● **Dataset**
>>>

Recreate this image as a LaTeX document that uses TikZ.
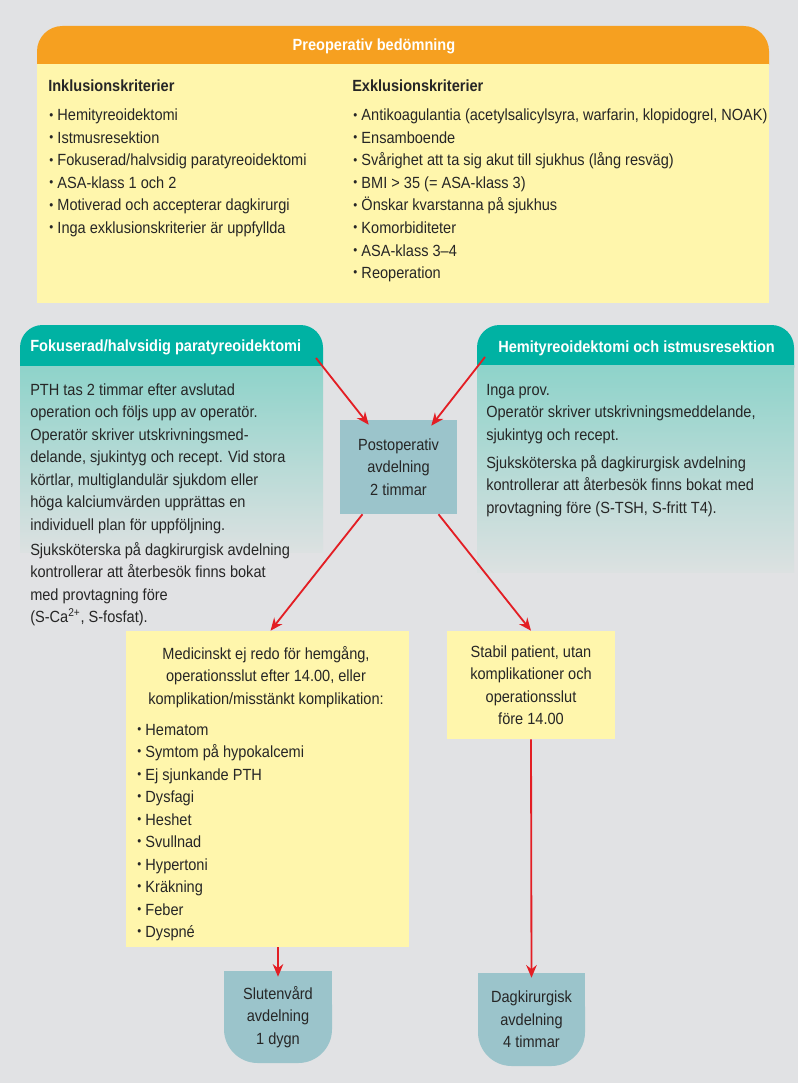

<<<
>>>

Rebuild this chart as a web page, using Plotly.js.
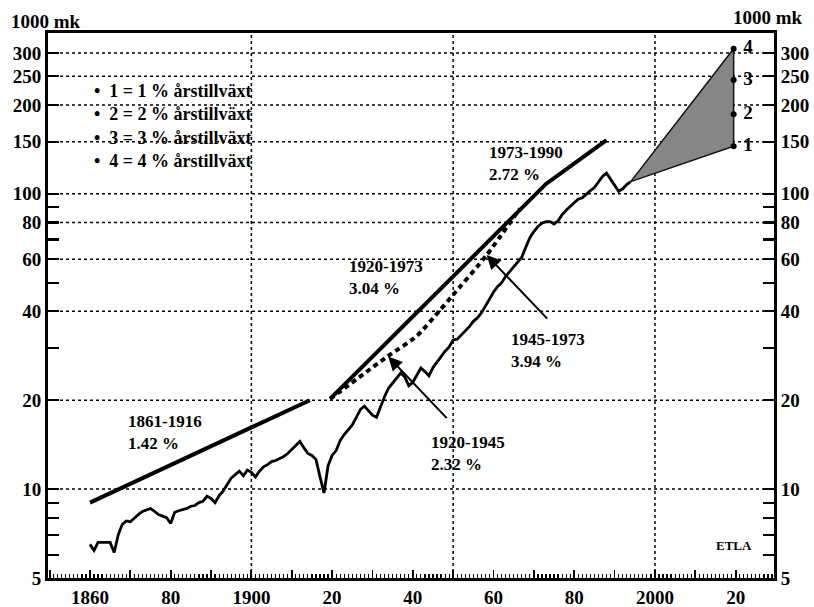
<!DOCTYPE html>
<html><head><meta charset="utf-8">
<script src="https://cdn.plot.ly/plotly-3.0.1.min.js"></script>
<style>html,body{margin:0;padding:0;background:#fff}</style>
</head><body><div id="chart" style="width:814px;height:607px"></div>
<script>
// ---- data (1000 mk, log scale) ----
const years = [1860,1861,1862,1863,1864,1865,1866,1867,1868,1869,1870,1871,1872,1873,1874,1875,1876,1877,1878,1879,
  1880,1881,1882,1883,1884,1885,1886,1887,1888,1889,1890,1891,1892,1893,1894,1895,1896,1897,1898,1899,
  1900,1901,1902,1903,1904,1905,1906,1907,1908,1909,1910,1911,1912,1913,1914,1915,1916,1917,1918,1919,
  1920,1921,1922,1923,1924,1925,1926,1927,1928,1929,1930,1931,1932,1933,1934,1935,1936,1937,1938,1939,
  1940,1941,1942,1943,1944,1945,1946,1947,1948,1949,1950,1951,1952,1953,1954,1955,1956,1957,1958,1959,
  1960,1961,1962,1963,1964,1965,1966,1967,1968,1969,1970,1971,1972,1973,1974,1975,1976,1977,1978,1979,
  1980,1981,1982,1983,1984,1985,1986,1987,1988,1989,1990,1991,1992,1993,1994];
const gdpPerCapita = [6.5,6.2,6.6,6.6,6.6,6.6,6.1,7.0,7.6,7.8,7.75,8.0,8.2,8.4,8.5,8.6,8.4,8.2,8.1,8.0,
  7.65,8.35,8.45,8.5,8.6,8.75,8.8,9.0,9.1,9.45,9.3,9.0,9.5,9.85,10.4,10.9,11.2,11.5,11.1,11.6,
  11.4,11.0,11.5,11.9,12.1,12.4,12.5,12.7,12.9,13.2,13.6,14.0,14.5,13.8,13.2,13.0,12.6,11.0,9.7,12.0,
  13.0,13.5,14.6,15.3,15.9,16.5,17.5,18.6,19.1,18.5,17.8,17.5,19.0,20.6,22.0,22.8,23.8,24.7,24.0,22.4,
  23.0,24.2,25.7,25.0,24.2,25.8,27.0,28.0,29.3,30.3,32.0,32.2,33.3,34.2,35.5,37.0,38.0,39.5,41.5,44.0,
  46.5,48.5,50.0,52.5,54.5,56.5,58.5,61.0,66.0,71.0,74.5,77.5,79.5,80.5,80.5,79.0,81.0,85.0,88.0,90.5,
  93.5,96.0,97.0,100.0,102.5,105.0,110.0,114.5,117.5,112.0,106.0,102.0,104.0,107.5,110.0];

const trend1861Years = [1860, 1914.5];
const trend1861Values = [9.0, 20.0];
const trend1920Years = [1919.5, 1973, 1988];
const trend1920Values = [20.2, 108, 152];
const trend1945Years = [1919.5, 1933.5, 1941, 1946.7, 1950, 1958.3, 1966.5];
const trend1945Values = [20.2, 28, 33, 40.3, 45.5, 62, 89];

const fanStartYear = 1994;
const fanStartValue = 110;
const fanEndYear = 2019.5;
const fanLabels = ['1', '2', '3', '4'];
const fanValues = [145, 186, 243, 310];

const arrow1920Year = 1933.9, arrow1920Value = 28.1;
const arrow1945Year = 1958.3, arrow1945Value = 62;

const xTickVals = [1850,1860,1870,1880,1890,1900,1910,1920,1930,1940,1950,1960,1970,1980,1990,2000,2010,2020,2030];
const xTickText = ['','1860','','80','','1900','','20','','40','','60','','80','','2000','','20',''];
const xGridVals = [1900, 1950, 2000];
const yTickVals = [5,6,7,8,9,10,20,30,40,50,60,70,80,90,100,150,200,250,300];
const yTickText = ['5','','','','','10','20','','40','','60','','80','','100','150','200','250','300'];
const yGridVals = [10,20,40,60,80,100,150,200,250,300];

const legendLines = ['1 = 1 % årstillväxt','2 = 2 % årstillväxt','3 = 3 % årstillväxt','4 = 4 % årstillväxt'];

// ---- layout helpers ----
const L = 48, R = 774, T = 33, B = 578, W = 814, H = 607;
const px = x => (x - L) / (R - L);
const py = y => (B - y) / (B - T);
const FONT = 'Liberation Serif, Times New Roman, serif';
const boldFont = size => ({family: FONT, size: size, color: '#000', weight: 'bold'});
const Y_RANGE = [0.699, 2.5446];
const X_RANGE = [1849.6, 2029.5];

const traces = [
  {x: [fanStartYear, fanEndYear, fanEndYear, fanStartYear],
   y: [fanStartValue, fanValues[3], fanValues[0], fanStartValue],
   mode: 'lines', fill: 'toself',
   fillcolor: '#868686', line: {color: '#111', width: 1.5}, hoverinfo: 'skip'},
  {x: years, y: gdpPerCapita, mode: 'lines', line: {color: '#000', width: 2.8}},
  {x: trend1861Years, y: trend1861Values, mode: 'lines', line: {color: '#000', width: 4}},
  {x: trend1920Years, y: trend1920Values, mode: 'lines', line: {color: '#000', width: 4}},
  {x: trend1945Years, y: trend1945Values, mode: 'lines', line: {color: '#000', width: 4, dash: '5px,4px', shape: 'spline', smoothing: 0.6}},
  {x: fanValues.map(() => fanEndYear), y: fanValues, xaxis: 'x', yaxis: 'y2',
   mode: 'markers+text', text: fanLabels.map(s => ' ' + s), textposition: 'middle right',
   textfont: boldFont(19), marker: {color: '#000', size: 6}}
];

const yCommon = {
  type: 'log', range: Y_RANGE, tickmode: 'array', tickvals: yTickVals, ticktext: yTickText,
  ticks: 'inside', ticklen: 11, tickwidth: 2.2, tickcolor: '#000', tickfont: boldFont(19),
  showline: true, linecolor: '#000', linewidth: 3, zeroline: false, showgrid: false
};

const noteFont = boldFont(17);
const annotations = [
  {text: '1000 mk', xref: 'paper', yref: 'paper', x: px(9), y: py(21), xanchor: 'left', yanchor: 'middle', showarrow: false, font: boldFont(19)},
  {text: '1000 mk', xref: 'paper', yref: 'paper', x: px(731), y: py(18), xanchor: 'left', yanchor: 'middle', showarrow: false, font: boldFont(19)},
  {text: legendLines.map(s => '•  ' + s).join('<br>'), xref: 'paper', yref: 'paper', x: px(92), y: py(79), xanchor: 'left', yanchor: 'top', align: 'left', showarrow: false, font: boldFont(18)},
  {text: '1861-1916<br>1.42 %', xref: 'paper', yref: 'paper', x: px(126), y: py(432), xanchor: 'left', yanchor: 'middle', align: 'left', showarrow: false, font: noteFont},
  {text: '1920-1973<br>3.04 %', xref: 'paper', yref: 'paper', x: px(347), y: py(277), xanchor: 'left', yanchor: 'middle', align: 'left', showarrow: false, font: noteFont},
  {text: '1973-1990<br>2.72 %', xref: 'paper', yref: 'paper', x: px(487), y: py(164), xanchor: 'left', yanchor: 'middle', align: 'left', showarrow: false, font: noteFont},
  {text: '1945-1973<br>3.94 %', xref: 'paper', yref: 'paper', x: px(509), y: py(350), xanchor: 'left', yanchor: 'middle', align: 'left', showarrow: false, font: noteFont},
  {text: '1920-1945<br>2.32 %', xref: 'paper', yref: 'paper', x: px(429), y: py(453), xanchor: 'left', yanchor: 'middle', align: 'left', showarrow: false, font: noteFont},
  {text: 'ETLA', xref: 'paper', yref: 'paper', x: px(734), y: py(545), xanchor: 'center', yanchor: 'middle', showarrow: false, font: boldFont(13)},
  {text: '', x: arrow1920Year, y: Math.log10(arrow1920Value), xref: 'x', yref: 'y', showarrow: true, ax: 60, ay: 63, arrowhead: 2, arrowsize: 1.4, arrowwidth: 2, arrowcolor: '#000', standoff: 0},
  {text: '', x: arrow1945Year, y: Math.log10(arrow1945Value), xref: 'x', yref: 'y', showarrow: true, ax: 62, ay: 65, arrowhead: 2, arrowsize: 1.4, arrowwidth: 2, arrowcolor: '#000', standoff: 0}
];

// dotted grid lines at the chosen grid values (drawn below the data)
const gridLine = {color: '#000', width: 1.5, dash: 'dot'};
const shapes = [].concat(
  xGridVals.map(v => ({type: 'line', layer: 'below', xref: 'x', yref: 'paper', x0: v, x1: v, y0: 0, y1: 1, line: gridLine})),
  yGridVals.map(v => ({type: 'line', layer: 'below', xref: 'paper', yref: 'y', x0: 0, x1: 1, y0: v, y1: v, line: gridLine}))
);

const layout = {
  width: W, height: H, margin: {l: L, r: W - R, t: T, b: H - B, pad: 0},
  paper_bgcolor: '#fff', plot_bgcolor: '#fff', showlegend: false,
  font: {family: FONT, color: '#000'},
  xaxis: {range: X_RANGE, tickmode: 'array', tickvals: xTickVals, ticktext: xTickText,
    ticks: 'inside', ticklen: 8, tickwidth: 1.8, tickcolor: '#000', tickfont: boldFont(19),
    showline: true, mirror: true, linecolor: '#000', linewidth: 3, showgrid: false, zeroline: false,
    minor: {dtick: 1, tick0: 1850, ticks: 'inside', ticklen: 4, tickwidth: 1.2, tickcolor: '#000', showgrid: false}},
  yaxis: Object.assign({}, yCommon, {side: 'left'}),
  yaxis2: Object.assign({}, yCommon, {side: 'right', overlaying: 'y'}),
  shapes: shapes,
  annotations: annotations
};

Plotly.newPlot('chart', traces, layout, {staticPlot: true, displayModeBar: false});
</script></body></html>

<<<

● **Given task**
In the material above, show every line where the word "this" turns up.

● **Response**
Recreate this image as a LaTeX document that uses TikZ.
Rebuild this chart as a web page, using Plotly.js.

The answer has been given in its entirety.